Short task – Repeat the listing exactly as given, omitting every image.

Raw data –

---

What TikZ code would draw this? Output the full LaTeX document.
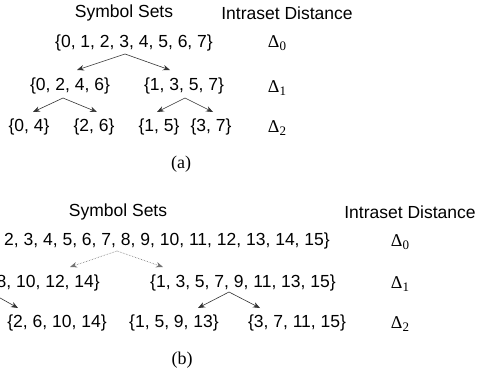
\documentclass[tikz,border=0pt]{standalone}
\usepackage{fontspec}
\setmainfont{Liberation Sans}
\newfontfamily\timesf{Liberation Serif}
\usetikzlibrary{arrows.meta}
\newcommand\dlt[1]{Δ\raisebox{-0.35ex}{\fontsize{13}{13}\selectfont #1}}
\begin{document}
\begin{tikzpicture}[x=1pt,y=-1pt,
  lbl/.style={inner sep=0pt, font=\fontsize{17.5}{20}\selectfont},
  dl/.style={inner sep=0pt, font=\timesf\fontsize{18}{20}\selectfont},
  arr/.style={draw=black!80, line width=0.6pt, -{Stealth[length=7pt,width=5.5pt]}},
  darr/.style={arr, draw=black!55, densely dotted}]
\clip (0,0) rectangle (478,372);
% ---------- (a)
\node[lbl] (ssA) at (124,13) {Symbol Sets};
\node[lbl] (idA) at (287,13) {Intraset Distance};
\node[lbl] (a0) at (134,43) {\{0, 1, 2, 3, 4, 5, 6, 7\}};
\node[lbl] (a10) at (70,86) {\{0, 2, 4, 6\}};
\node[lbl] (a11) at (184,86) {\{1, 3, 5, 7\}};
\node[lbl] (a20) at (29,127) {\{0, 4\}};
\node[lbl] (a21) at (94,127) {\{2, 6\}};
\node[lbl] (a22) at (159,127) {\{1, 5\}};
\node[lbl] (a23) at (211,127) {\{3, 7\}};
\node[dl] (dA0) at (277,43) {\dlt{0}};
\node[dl] (dA1) at (277,88) {\dlt{1}};
\node[dl] (dA2) at (277,128) {\dlt{2}};
\node[dl] (capA) at (181,164) {(a)};
\coordinate (a0s) at (125,54);
\coordinate (t10) at (77,70);
\coordinate (t11) at (170,70);
\coordinate (a10s) at (63,98);
\coordinate (t20) at (33,112);
\coordinate (t21) at (97,112);
\coordinate (a11s) at (185,98);
\coordinate (t22) at (157,112);
\coordinate (t23) at (213,112);
\draw[arr] (a0s) -- (t10);
\draw[arr] (a0s) -- (t11);
\draw[arr] (a10s) -- (t20);
\draw[arr] (a10s) -- (t21);
\draw[arr] (a11s) -- (t22);
\draw[arr] (a11s) -- (t23);
% ---------- (b)
\node[lbl] (ssB) at (118,212) {Symbol Sets};
\node[lbl] (idB) at (410,212) {Intraset Distance};
\node[lbl, anchor=east] (b0) at (330,241) {\{0, 1, 2, 3, 4, 5, 6, 7, 8, 9, 10, 11, 12, 13, 14, 15\}};
\node[lbl, anchor=east] (b10) at (100,283) {\{0, 2, 4, 6, 8, 10, 12, 14\}};
\node[lbl] (b11) at (243,283) {\{1, 3, 5, 7, 9, 11, 13, 15\}};
\node[lbl] (b21) at (57,323) {\{2, 6, 10, 14\}};
\node[lbl] (b22) at (174,323) {\{1, 5, 9, 13\}};
\node[lbl] (b23) at (297,323) {\{3, 7, 11, 15\}};
\node[dl] (dB0) at (400,242) {\dlt{0}};
\node[dl] (dB1) at (400,284) {\dlt{1}};
\node[dl] (dB2) at (400,324) {\dlt{2}};
\node[dl] (capB) at (182,360) {(b)};
\coordinate (b0s) at (117,251);
\coordinate (u10) at (70,267);
\coordinate (u11) at (163,267);
\coordinate (b10s) at (-7,294);
\coordinate (u21) at (18,308);
\coordinate (b11s) at (229,292);
\coordinate (u22) at (198,308);
\coordinate (u23) at (260,308);
\draw[darr] (b0s) -- (u10);
\draw[darr] (b0s) -- (u11);
\draw[arr] (b10s) -- (u21);
\draw[arr] (b11s) -- (u22);
\draw[arr] (b11s) -- (u23);
\end{tikzpicture}
\end{document}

---

Expected output –
What TikZ code would draw this? Output the full LaTeX document.
\documentclass[tikz,border=0pt]{standalone}
\usepackage{fontspec}
\setmainfont{Liberation Sans}
\newfontfamily\timesf{Liberation Serif}
\usetikzlibrary{arrows.meta}
\newcommand\dlt[1]{Δ\raisebox{-0.35ex}{\fontsize{13}{13}\selectfont #1}}
\begin{document}
\begin{tikzpicture}[x=1pt,y=-1pt,
  lbl/.style={inner sep=0pt, font=\fontsize{17.5}{20}\selectfont},
  dl/.style={inner sep=0pt, font=\timesf\fontsize{18}{20}\selectfont},
  arr/.style={draw=black!80, line width=0.6pt, -{Stealth[length=7pt,width=5.5pt]}},
  darr/.style={arr, draw=black!55, densely dotted}]
\clip (0,0) rectangle (478,372);
% ---------- (a)
\node[lbl] (ssA) at (124,13) {Symbol Sets};
\node[lbl] (idA) at (287,13) {Intraset Distance};
\node[lbl] (a0) at (134,43) {\{0, 1, 2, 3, 4, 5, 6, 7\}};
\node[lbl] (a10) at (70,86) {\{0, 2, 4, 6\}};
\node[lbl] (a11) at (184,86) {\{1, 3, 5, 7\}};
\node[lbl] (a20) at (29,127) {\{0, 4\}};
\node[lbl] (a21) at (94,127) {\{2, 6\}};
\node[lbl] (a22) at (159,127) {\{1, 5\}};
\node[lbl] (a23) at (211,127) {\{3, 7\}};
\node[dl] (dA0) at (277,43) {\dlt{0}};
\node[dl] (dA1) at (277,88) {\dlt{1}};
\node[dl] (dA2) at (277,128) {\dlt{2}};
\node[dl] (capA) at (181,164) {(a)};
\coordinate (a0s) at (125,54);
\coordinate (t10) at (77,70);
\coordinate (t11) at (170,70);
\coordinate (a10s) at (63,98);
\coordinate (t20) at (33,112);
\coordinate (t21) at (97,112);
\coordinate (a11s) at (185,98);
\coordinate (t22) at (157,112);
\coordinate (t23) at (213,112);
\draw[arr] (a0s) -- (t10);
\draw[arr] (a0s) -- (t11);
\draw[arr] (a10s) -- (t20);
\draw[arr] (a10s) -- (t21);
\draw[arr] (a11s) -- (t22);
\draw[arr] (a11s) -- (t23);
% ---------- (b)
\node[lbl] (ssB) at (118,212) {Symbol Sets};
\node[lbl] (idB) at (410,212) {Intraset Distance};
\node[lbl, anchor=east] (b0) at (330,241) {\{0, 1, 2, 3, 4, 5, 6, 7, 8, 9, 10, 11, 12, 13, 14, 15\}};
\node[lbl, anchor=east] (b10) at (100,283) {\{0, 2, 4, 6, 8, 10, 12, 14\}};
\node[lbl] (b11) at (243,283) {\{1, 3, 5, 7, 9, 11, 13, 15\}};
\node[lbl] (b21) at (57,323) {\{2, 6, 10, 14\}};
\node[lbl] (b22) at (174,323) {\{1, 5, 9, 13\}};
\node[lbl] (b23) at (297,323) {\{3, 7, 11, 15\}};
\node[dl] (dB0) at (400,242) {\dlt{0}};
\node[dl] (dB1) at (400,284) {\dlt{1}};
\node[dl] (dB2) at (400,324) {\dlt{2}};
\node[dl] (capB) at (182,360) {(b)};
\coordinate (b0s) at (117,251);
\coordinate (u10) at (70,267);
\coordinate (u11) at (163,267);
\coordinate (b10s) at (-7,294);
\coordinate (u21) at (18,308);
\coordinate (b11s) at (229,292);
\coordinate (u22) at (198,308);
\coordinate (u23) at (260,308);
\draw[darr] (b0s) -- (u10);
\draw[darr] (b0s) -- (u11);
\draw[arr] (b10s) -- (u21);
\draw[arr] (b11s) -- (u22);
\draw[arr] (b11s) -- (u23);
\end{tikzpicture}
\end{document}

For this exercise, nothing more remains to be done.